I think she nails it. 

Yesterday I was dealing with the Housing Office at my son's university, a man in a white truck who was probably casing our neighborhood, the Army Corps of Engineers asking for a public hearing about coal ash dumping and its impact on the environment, and a group that has formed to take on a big development nightmare encroaching close by. 

All of which center around the notion of home.

None of which made sense to me. 

Today I start the writing part of a new novel. Not a moment too soon.

4 comments:

Calm, Forward, Straight said...

I was wondering if the coal ash debacle was affecting your area.

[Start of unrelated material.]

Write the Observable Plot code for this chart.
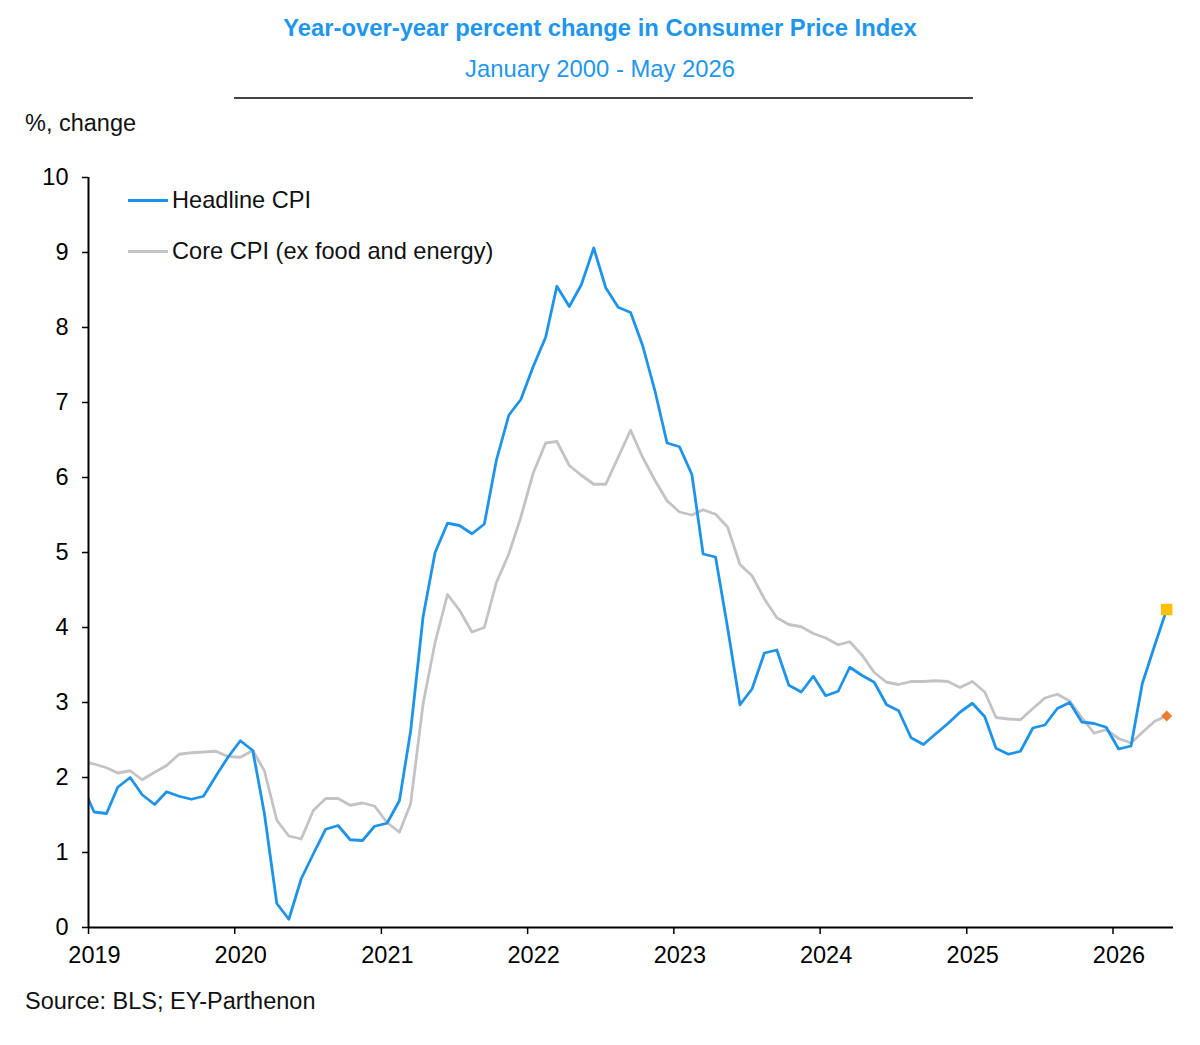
<!DOCTYPE html>
<html><head><meta charset="utf-8">
<script src="https://cdn.jsdelivr.net/npm/d3@7"></script>
<script src="https://cdn.jsdelivr.net/npm/@observablehq/plot@0.6"></script>
<style>
body{margin:0;background:#fff;font-family:"Liberation Sans",Arial,sans-serif;}
#wrap{position:relative;width:1200px;height:1045px;overflow:hidden;}
.t{position:absolute;white-space:nowrap;line-height:24px;color:#111;}
.sw{position:absolute;height:2.8px;width:40px;}
#chart{position:absolute;left:0;top:140px;}
</style></head><body><div id="wrap">
<div class="t" style="left:0;width:1200px;text-align:center;top:16px;font-size:23.8px;font-weight:bold;color:#1f96ee">Year-over-year percent change in Consumer Price Index</div>
<div class="t" style="left:0;width:1200px;text-align:center;top:57px;font-size:23.8px;color:#1f96ee">January 2000 - May 2026</div>
<div style="position:absolute;left:234px;top:97px;width:739px;height:1.5px;background:#444"></div>
<div class="t" style="left:25px;top:111px;font-size:23.5px">%, change</div>
<div class="sw" style="left:128px;top:199px;background:#1e93ea"></div>
<div class="t" style="left:172px;top:188px;font-size:23.6px">Headline CPI</div>
<div class="sw" style="left:128px;top:250px;background:#c3c3c7"></div>
<div class="t" style="left:172px;top:239px;font-size:23.6px">Core CPI (ex food and energy)</div>
<div class="t" style="left:25px;top:989px;font-size:23.5px">Source: BLS; EY-Parthenon</div>
<div id="chart"></div>
</div>
<script>
// Monthly data, Dec 2018 – May 2026 (first point lies just left of the axis and is clipped)
const startYear = 2018, startMonth = 11; // December 2018
const headline = [
  1.91,
  1.54, 1.52, 1.87, 2.00, 1.77, 1.64, 1.81, 1.75, 1.71, 1.75, 2.02, 2.27,
  2.49, 2.36, 1.52, 0.32, 0.11, 0.65, 0.98, 1.31, 1.36, 1.17, 1.16, 1.35,
  1.39, 1.69, 2.62, 4.14, 5.00, 5.39, 5.36, 5.25, 5.38, 6.23, 6.83, 7.04,
  7.48, 7.87, 8.55, 8.28, 8.57, 9.06, 8.53, 8.27, 8.20, 7.76, 7.15, 6.46,
  6.41, 6.04, 4.98, 4.94, 4.00, 2.97, 3.18, 3.66, 3.70, 3.23, 3.14, 3.35,
  3.09, 3.15, 3.47, 3.36, 3.27, 2.97, 2.89, 2.53, 2.44, 2.58, 2.72, 2.87,
  2.99, 2.81, 2.39, 2.31, 2.35, 2.66, 2.70, 2.92, 3.00, 2.74, 2.72, 2.67,
  2.38, 2.42, 3.25, 3.76, 4.24
];
const core = [
  2.21,
  2.18, 2.13, 2.06, 2.09, 1.97, 2.07, 2.16, 2.31, 2.33, 2.34, 2.35, 2.28,
  2.27, 2.36, 2.09, 1.43, 1.22, 1.18, 1.56, 1.72, 1.72, 1.63, 1.66, 1.62,
  1.40, 1.27, 1.65, 2.98, 3.80, 4.44, 4.23, 3.94, 4.00, 4.60, 4.98, 5.47,
  6.06, 6.46, 6.48, 6.16, 6.03, 5.91, 5.91, 6.27, 6.63, 6.27, 5.96, 5.69,
  5.54, 5.50, 5.57, 5.51, 5.34, 4.84, 4.69, 4.38, 4.13, 4.04, 4.01, 3.92,
  3.86, 3.77, 3.81, 3.63, 3.40, 3.27, 3.24, 3.28, 3.28, 3.29, 3.28, 3.20,
  3.28, 3.14, 2.80, 2.78, 2.77, 2.92, 3.06, 3.11, 3.02, 2.80, 2.59, 2.64,
  2.52, 2.46, 2.60, 2.75, 2.82
];
const xTickYears = [2019, 2020, 2021, 2022, 2023, 2024, 2025, 2026];
const yTicks = [0, 1, 2, 3, 4, 5, 6, 7, 8, 9, 10];

const rows = headline.map((h, i) => ({
  date: new Date(Date.UTC(startYear, startMonth + i, 15)),
  headline: h,
  core: core[i]
}));
const last = [rows[rows.length - 1]];
const xStart = new Date(Date.UTC(2019, 0, 1));
const xEnd = new Date(Date.UTC(2026, 5, 1));
const xTicks = xTickYears.map(y => new Date(Date.UTC(y, 0, 1)));

const chart = Plot.plot({
  width: 1200, height: 830,
  marginLeft: 88, marginRight: 27, marginTop: 37, marginBottom: 43,
  x: {type: "utc", domain: [xStart, xEnd]},
  y: {domain: [0, 10]},
  style: {fontFamily: '"Liberation Sans", Arial, sans-serif', fontSize: "23.5px", color: "#000", background: "transparent", overflow: "visible"},
  marks: [
    Plot.axisY({ticks: yTicks, tickSize: 6, tickPadding: 14, fontSize: 23.5, label: null, strokeWidth: 1.5}),
    Plot.axisX({ticks: xTicks, tickFormat: () => "", tickSize: 7, label: null, strokeWidth: 1.5}),
    Plot.axisX({ticks: xTicks, tickFormat: d3.utcFormat("%Y"), tickSize: 0, tickPadding: 19, fontSize: 23.5, label: null, dx: 6}),
    Plot.lineY(rows, {x: "date", y: "core", stroke: "#c3c3c7", strokeWidth: 2.8, clip: true}),
    Plot.lineY(rows, {x: "date", y: "headline", stroke: "#1e93ea", strokeWidth: 2.8, clip: true}),
    Plot.ruleX([xStart], {stroke: "#000", strokeWidth: 2}),
    Plot.ruleY([0], {stroke: "#000", strokeWidth: 2}),
    Plot.dot(last, {x: "date", y: "headline", symbol: "square", fill: "#ffc000", r: 6.5}),
    Plot.dot(last, {x: "date", y: "core", symbol: "diamond2", fill: "#ed7d31", r: 5})
  ]
});
document.getElementById("chart").appendChild(chart);
</script>
</body></html>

We're gathering the troops re offshore drilling down here at the moment.

I lived in Houston for a while going to college, and the trips we took to nearby Galveston Beach soured me on offshore drilling.

Every beach house had a tub of solvent to "wash" your feet before you came in, because invariably they would be spattered by the tar balls covering the beach and floating in the ocean. Ruined bathing suits were a matter of course. Not to mention the effect on wildlife.

Good luck!

billie said...

Ugh - I'm not a supporter of offshore drilling either! We are dealing with the coal ash issue plus fracking plus big development right now. I could go to meetings several nights a week if I had the time but am trying to focus my energies on getting the word out and writing to all the various people who need to hear from those of us who live where this stuff will be.

Can't wait for a more environmentally aware legistlature and governor.

Matthew said...

Never really thought deeply about this. The artist creating because of discontent, the desire to manifest something better.

fascinating!

billie said...

I am fascinated by the creative process in general and I feel strongly that all of us, whether we consider ourselves "artists" or not, have a creative process weaving through out lives. If we examine it and nurture it I think we have more satisfaction and a stronger sense of belonging.